Somos a geração com o maior nível de formação na história do país. Por isso, não nos deixamos abater pelo cansaço, nem pela frustração, nem pela falta de perspectivas. Acreditamos que temos os recursos e as ferramentas para dar um futuro melhor a nós mesmos e a Portugal.
Não protestamos contra as outras gerações. Apenas não estamos, nem queremos estar à espera que os problemas se resolvam. Protestamos por uma solução e queremos ser parte dela.

5 comentários:

António P. disse...

Boa tarde Helena,
Vivemos em democracia. Ainda bem que há manifestações e quem as convoca...mas ainda bem que também há os que não querem ir. Espero que não seja proibido :).
Quanto a esta em concreto não me interessa teorias da conspiração de quem está ou não está por trás da mesma mas não deixa de ser curioso o carácter unânime dos apoios , hoje a JSD juntou-se ao PC e ao BE. Não deixa de ser curioso.
Eu não vou não é porque esteja para gastar 300km de Lisboa e não me apeteça gastar gasolina ( quando vou a manif's vou pelos meus meios não em autocarros sindicais ou de autarquias ) mas porque um manifesto que tem o 1º parágrafo deste ( só falatm os avós de Portugal ) é fraquinho.
Bom fim de semana

Helena Araújo disse...

António, os avós não constam porque já são reformados.
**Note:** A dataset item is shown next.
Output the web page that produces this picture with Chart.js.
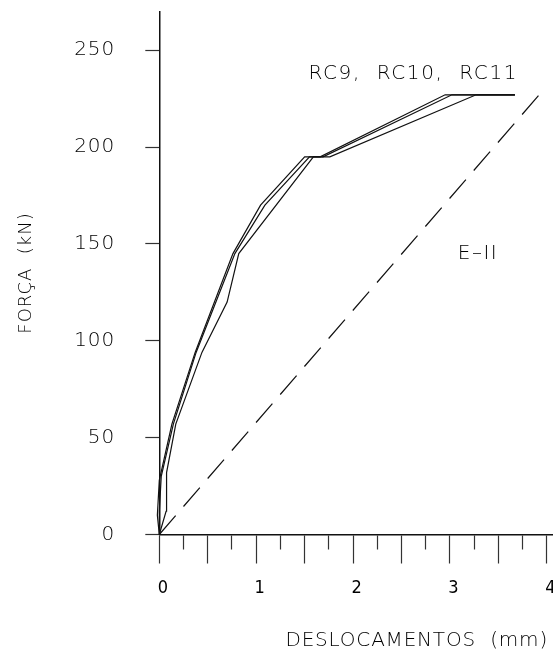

Daqui a uns anos já constarão, porque não vai haver com que lhes pagar as reformas.Em compensação não haverá filhos, porque ninguém se atreverá a tamanha loucura...
(estou a exagerar, já percebeu)

Cada um é livre de ir ou não. Eu espero que vão todos os que sentem que este é um gravíssimo problema, para nós vermos quantos são. E que seja pacífico.

António P. disse...

Pois eu sou avô ( o /a 3ª neta vem a caminho ) e ainda trabalho.
E o problema do manifesto é esse mesmo é que tenta ser inclusivo ( as mamãs, os filhos de Portugal...onde é que eu já ouvi isto ? ) mas na prática exclui os que estão verdadeiramente à rasca.
Bom fim de semana

Eduarda disse...

Helena, como diz o António: "exclui os que estão verdadeiramente à rasca".
Eu não vou porque para mim não faz sentido. E olha que eu não sou nem do partido nem "girl" do partido, quem me conhece sabe que não me calo, mas exactamente por estarmos como estamos é que esta manifestaçao não tem sentido real.

Helena Araújo disse...

Os que estão verdadeiramente à rasca não ficam melhor se os licenciados continuarem a andar a recibos verdes. E até pode ser que fiquem pior - pode ser que a moda pegue, e os recibos verdes se estendam a outras profissões e a outras faixas etárias.
E por acaso até acho que uma manifestação como a de ontem pode ser o princípio de alguma mudança que melhore a vida de todos.